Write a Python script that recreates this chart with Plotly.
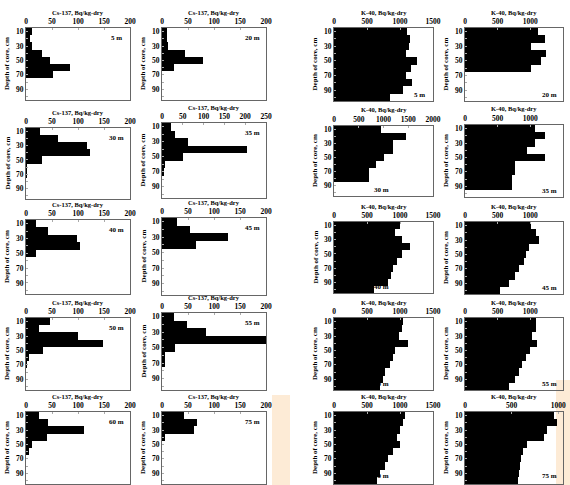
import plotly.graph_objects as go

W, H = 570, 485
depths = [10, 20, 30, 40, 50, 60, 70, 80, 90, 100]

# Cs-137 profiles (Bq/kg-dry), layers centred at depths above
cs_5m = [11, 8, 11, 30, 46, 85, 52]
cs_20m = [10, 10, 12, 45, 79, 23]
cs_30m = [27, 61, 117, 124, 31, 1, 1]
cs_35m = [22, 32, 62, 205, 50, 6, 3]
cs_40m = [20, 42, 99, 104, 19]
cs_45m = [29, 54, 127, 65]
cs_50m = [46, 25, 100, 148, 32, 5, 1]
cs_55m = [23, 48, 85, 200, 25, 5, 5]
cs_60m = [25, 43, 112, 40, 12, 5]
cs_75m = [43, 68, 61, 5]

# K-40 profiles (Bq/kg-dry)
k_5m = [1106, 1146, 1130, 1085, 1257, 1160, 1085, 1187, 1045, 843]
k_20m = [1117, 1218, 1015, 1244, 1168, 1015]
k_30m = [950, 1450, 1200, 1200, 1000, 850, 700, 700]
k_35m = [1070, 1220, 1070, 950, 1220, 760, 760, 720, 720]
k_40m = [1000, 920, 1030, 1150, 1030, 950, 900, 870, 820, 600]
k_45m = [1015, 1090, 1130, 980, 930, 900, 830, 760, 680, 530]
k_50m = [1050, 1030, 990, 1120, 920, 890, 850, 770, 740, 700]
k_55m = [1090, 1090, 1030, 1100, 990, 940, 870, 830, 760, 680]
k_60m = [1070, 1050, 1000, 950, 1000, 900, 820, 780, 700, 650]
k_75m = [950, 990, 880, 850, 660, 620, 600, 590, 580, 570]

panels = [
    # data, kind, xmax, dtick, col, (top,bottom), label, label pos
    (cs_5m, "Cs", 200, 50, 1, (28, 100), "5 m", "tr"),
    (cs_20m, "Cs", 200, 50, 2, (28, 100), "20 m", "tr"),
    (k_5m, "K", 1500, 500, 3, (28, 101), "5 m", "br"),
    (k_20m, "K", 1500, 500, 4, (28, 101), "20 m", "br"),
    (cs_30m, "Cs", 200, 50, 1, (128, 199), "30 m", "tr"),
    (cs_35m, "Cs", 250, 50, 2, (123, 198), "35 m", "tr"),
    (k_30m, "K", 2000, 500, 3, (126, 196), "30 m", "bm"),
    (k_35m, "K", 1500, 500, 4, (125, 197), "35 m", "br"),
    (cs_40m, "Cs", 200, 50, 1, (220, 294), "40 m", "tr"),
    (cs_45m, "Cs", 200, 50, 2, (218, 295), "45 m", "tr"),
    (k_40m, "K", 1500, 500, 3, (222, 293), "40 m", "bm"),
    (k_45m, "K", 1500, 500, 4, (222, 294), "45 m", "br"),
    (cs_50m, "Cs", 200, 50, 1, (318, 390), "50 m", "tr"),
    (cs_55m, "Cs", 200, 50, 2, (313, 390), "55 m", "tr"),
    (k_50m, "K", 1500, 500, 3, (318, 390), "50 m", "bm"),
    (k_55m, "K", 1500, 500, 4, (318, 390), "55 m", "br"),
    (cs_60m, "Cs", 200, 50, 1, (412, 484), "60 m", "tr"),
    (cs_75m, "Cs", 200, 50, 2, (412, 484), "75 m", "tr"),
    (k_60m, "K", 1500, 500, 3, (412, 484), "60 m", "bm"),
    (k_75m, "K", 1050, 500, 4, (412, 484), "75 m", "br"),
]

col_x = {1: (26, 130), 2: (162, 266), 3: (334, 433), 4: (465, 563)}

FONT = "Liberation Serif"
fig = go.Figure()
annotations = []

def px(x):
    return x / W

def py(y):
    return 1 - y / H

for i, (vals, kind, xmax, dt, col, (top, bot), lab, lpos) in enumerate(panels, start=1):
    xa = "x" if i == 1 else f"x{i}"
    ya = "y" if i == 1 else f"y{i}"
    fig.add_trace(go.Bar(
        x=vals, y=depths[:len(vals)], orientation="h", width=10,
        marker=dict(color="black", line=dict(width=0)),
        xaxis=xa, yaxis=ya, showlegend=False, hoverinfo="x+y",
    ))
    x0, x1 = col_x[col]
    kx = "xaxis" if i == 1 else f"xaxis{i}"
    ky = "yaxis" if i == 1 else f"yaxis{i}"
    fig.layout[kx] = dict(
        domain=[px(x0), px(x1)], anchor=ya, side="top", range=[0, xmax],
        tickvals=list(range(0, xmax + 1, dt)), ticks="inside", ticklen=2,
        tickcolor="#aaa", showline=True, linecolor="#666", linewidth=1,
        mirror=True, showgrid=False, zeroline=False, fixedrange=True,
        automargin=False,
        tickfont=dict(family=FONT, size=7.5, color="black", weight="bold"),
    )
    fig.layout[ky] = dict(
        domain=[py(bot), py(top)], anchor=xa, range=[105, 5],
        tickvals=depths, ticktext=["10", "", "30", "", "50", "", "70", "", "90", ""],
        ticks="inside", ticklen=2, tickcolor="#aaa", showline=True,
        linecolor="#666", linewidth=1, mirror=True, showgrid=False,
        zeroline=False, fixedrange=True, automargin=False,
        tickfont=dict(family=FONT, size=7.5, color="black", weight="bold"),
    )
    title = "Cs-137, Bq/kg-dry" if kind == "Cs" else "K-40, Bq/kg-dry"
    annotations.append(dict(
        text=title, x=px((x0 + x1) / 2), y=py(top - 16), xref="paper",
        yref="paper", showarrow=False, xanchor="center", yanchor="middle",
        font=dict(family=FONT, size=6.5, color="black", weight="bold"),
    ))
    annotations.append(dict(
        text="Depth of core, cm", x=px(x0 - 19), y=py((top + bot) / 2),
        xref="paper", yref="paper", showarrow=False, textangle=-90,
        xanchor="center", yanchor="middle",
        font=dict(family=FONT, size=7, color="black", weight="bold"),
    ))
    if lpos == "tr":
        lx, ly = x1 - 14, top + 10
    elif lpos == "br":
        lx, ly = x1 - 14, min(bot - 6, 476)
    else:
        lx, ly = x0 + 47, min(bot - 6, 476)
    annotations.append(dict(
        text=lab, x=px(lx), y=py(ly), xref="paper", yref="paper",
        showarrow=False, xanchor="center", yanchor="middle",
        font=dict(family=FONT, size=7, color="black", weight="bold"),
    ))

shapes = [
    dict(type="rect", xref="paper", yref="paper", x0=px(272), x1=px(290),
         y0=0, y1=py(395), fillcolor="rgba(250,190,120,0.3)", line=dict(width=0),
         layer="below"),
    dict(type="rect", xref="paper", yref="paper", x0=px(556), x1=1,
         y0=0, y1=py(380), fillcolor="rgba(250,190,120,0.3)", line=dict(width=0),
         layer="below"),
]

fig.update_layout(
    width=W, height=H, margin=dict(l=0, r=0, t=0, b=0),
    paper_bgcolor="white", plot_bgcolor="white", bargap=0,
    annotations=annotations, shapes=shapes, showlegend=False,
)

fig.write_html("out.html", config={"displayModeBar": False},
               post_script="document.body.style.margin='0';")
==
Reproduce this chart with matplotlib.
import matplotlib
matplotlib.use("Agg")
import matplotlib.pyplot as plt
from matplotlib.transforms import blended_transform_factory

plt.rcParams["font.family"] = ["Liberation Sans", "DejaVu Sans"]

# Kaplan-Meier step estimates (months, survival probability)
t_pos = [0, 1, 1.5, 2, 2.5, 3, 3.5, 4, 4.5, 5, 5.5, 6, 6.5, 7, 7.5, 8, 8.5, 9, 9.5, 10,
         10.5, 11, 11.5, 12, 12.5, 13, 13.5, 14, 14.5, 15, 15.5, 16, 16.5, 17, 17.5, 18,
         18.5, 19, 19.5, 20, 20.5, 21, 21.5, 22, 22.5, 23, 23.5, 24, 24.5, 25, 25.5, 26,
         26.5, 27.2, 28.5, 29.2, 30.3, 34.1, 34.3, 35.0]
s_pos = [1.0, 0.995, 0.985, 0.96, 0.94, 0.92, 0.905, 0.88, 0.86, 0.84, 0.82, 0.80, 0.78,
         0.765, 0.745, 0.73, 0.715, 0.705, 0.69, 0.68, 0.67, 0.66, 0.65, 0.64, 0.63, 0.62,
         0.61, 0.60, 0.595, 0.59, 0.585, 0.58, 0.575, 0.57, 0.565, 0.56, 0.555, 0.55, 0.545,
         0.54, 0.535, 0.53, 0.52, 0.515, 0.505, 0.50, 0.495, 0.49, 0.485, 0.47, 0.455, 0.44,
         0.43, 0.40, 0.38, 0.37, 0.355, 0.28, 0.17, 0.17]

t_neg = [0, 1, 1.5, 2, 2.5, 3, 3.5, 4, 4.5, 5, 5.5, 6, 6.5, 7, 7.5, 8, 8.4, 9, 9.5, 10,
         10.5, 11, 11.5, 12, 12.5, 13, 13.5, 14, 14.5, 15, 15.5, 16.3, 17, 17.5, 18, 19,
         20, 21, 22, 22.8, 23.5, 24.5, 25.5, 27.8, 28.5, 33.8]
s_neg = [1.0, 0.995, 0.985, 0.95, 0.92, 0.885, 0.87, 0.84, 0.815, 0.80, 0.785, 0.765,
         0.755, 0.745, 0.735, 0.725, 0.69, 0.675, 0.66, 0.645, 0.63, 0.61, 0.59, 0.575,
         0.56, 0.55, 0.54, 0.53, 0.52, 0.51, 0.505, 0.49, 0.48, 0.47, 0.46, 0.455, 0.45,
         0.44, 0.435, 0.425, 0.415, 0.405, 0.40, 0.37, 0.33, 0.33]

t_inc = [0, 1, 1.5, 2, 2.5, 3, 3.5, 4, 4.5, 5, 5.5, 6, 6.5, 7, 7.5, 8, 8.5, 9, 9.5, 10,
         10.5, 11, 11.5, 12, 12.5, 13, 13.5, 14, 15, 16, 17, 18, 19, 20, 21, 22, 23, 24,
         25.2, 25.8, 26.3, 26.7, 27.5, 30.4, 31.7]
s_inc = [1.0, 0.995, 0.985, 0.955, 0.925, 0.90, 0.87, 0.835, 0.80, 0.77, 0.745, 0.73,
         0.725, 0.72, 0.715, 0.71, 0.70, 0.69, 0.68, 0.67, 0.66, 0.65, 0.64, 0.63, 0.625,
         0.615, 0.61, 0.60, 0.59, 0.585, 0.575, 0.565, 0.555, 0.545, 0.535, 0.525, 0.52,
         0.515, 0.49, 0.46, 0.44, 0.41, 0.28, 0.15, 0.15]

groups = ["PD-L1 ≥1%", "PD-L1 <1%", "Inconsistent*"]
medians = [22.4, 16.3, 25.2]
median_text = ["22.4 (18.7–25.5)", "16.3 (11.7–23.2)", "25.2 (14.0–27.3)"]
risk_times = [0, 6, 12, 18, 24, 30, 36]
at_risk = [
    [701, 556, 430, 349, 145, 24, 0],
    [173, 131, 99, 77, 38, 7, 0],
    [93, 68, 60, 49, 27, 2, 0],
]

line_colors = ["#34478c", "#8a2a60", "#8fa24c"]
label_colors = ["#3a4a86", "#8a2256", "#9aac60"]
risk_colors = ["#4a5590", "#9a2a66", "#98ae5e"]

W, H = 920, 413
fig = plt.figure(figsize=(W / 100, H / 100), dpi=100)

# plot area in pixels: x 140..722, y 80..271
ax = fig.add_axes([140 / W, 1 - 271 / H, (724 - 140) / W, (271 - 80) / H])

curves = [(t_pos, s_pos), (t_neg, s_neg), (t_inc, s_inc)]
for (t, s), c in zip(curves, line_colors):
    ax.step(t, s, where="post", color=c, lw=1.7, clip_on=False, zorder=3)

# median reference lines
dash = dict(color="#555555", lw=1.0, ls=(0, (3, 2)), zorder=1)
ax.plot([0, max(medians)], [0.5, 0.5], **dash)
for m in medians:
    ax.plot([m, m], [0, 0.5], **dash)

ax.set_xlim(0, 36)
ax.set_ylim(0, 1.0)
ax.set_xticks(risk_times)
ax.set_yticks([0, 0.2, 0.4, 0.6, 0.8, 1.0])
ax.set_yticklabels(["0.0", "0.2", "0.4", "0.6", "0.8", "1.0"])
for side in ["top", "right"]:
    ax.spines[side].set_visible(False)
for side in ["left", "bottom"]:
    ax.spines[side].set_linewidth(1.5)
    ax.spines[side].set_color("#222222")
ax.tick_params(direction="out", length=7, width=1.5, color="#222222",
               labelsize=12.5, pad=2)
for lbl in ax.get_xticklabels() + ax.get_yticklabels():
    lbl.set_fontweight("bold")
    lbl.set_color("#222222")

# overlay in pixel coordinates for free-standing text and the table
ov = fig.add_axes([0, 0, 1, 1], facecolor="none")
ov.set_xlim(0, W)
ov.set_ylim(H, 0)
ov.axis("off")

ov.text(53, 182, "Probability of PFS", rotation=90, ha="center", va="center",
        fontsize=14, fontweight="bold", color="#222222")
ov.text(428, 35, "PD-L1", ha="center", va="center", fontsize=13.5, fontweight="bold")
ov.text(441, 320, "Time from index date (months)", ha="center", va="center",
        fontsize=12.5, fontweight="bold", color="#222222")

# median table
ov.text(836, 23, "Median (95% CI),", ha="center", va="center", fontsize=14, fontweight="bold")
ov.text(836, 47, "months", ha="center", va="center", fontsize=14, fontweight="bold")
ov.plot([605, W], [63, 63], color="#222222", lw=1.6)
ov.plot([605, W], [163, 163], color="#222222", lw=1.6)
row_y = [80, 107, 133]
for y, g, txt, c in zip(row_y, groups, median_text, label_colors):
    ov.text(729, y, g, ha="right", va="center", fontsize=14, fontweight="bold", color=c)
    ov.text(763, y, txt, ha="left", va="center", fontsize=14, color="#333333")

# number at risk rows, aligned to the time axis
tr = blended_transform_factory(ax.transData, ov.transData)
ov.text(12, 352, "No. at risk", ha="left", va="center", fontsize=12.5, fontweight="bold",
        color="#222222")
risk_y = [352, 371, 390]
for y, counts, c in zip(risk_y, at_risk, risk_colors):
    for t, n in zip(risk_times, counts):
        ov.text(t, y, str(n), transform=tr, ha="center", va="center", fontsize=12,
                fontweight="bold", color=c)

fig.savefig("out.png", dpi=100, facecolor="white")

Given task: Above are some entries; copy exactly the lines from the line with "Write a Python" through the line with "80, 90, 100]", both included, but none of the pictures.

Answer:
Write a Python script that recreates this chart with Plotly.
import plotly.graph_objects as go

W, H = 570, 485
depths = [10, 20, 30, 40, 50, 60, 70, 80, 90, 100]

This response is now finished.